Having recently moved to London, one of the first things I did was join the British Library, which is a mind-boggling archive, going back centuries and housing everything from the Codex Sinaiticus to Oscar Wilde’s letters! I took a course on the history of witchcraft in medieval Europe there, too — felt relocation-appropriate, and, with the re-emergence of public pop-witchcraft lately, I’ve become interested in the details. I spend a lot of time at the Wellcome trust, admiring the medical models in the wunderkammer, or curled up in the reading room. Even in research mode, I attend life drawing workshops as much as possible – in addition to keeping me warmed up,  they’re essential in helping me work faster and with more confidence. London itself is vastly inspiring and teeming with museums, gardens, Victorian cemeteries, a spine-tingling assortment of architecture, and so much captivating, murky history. Even so, I travel a lot. My current favourite places include the orchid conservatories at the botanical gardens in Edinburgh and Dublin, the gorgeous KSEVT space centre in the tiny Slovenian town of Vitanje, the Antoine Wiertz museum in Brussels, and Iceland’s frozen waterfalls in winter.

 

You have lived in and traveled to many different places, from growing up in communist Moscow and LA to living in the American south, Chicago, The Bay Area, Ireland, etc.). Have any of these different places influenced your art or your career?

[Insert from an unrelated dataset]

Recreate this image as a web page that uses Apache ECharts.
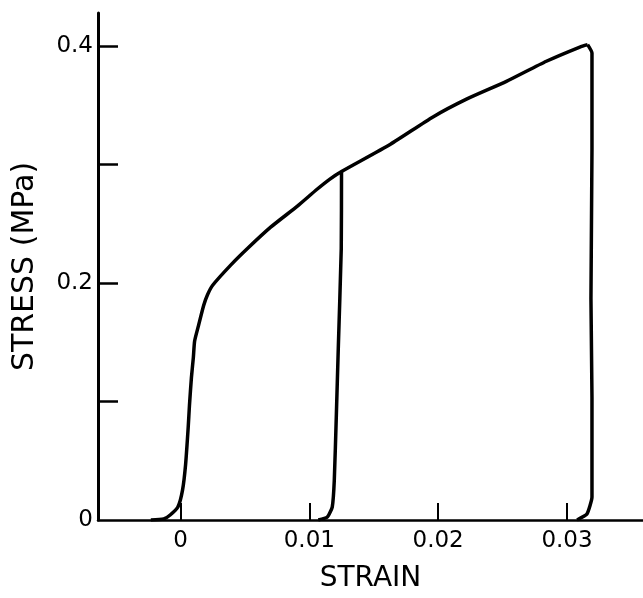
<!DOCTYPE html>
<html>
<head>
<meta charset="utf-8">
<title>Stress vs strain</title>
<script src="https://cdn.jsdelivr.net/npm/echarts@6/dist/echarts.min.js"></script>
<style>
  html, body { margin: 0; padding: 0; background: #fff; }
  #chart { width: 643px; height: 598px; }
</style>
</head>
<body>
<div id="chart"></div>
<script>
// loading envelope (toe, knee, then up to the second peak)
var envStrain = [-0.0023, -0.0013, -0.0008, -0.0002, 0.00016, 0.0004, 0.0006, 0.0007, 0.00085, 0.001, 0.0011,
  0.0014, 0.0018, 0.0021, 0.0025, 0.0039, 0.0052, 0.0070, 0.0091, 0.0106, 0.0116, 0.0125,
  0.0163, 0.0196, 0.0222, 0.0253, 0.0284, 0.0310, 0.0316]
var envStress = [0, 0.0008, 0.0042, 0.0109, 0.0252, 0.047, 0.078, 0.097, 0.12, 0.137, 0.151,
  0.164, 0.181, 0.190, 0.198, 0.215, 0.229, 0.247, 0.265, 0.279, 0.2876, 0.294,
  0.317, 0.340, 0.355, 0.370, 0.387, 0.399, 0.401]

// first unloading (from ~0.29 MPa)
var unload1Strain = [0.0125, 0.01248, 0.01225, 0.0121, 0.01194, 0.01178, 0.0114, 0.0107]
var unload1Stress = [0.294, 0.2289, 0.145, 0.0889, 0.0335, 0.0109, 0.0025, 0]

// second unloading (from ~0.4 MPa)
var unload2Strain = [0.0316, 0.03194, 0.03194, 0.03186, 0.03194, 0.03194, 0.03155, 0.03078]
var unload2Stress = [0.401, 0.394, 0.313, 0.187, 0.103, 0.0193, 0.005, 0]

var xTicks = [0, 0.01, 0.02, 0.03]
var yTicks = [0.1, 0.2, 0.3, 0.4]
var yLabels = [0, 0.2, 0.4]

function zip(a, b) {
  var out = []
  for (var i = 0; i < a.length; i++) {
    out.push([a[i], b[i]])
  }
  return out
}

var font = 'DejaVu Sans'
var ink = '#000'

var chart = echarts.init(document.getElementById('chart'))
chart.setOption({
  animation: false,
  grid: {
    left: 98,
    right: 0,
    top: 13,
    bottom: 75
  },
  xAxis: {
    type: 'value',
    min: -0.0064,
    max: 0.0359,
    name: 'STRAIN',
    nameLocation: 'middle',
    nameGap: 45,
    nameTextStyle: { fontFamily: font, fontSize: 28, color: ink },
    axisLine: { onZero: false, lineStyle: { color: ink, width: 2.5 } },
    axisTick: {
      customValues: xTicks,
      inside: true,
      length: 17,
      lineStyle: { color: ink, width: 2 }
    },
    axisLabel: {
      customValues: xTicks,
      margin: 10,
      fontFamily: font,
      fontSize: 23,
      color: ink
    },
    splitLine: { show: false }
  },
  yAxis: {
    type: 'value',
    min: 0,
    max: 0.4277,
    name: 'STRESS (MPa)',
    nameLocation: 'middle',
    nameGap: 58,
    nameTextStyle: { fontFamily: font, fontSize: 30, color: ink },
    axisLine: { show: true, onZero: false, lineStyle: { color: ink, width: 3 } },
    axisTick: {
      customValues: yTicks,
      inside: true,
      length: 20,
      lineStyle: { color: ink, width: 2.5 }
    },
    axisLabel: {
      customValues: yLabels,
      margin: 5,
      fontFamily: font,
      fontSize: 23,
      color: ink
    },
    splitLine: { show: false }
  },
  series: [
    {
      name: 'envelope',
      type: 'line',
      data: zip(envStrain, envStress),
      showSymbol: false,
      smooth: 0.2,
      lineStyle: { color: ink, width: 3.5 }
    },
    {
      name: 'unload 1',
      type: 'line',
      data: zip(unload1Strain, unload1Stress),
      showSymbol: false,
      smooth: 0.15,
      lineStyle: { color: ink, width: 3.5 }
    },
    {
      name: 'unload 2',
      type: 'line',
      data: zip(unload2Strain, unload2Stress),
      showSymbol: false,
      smooth: 0.15,
      lineStyle: { color: ink, width: 3.5 }
    }
  ]
})
</script>
</body>
</html>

Growing up in the Soviet regime and then watching its very public demise did a lot for the way I interact with reality today: there is nothing I don’t question. This isn’t meant to sound bleak – having no trust in systems is essential for artists. The deep American South I navigated as a runaway teen was limited to the backwater crevices of Louisiana and Texas. It taught me about voodoo, cayenne pepper, and catching ‘gators with bread and duct tape. It also helped me not be too surprised when the US election results were announced in 2016. Ireland is the place where the Alien Botany clothing line first got its feet, where I felt real, old magic in the soil, where we lived when I married my beloved (though our actual wedding took place in Slovenia), where I realised I wanted to move to Europe for good. It was a beautiful backdrop for a period of change and transience, which I will always treasure. There’s also something to be said for escaping some of what shaped us early in life, the very choice and act of escape, the conscious sloughing and discarding of what no longer works shaping us into our whole self. Specifics aside, spending time in seventeen countries so far instilled a hunger for uncovering and creating secrets – that’s the sweeping and most significant influence.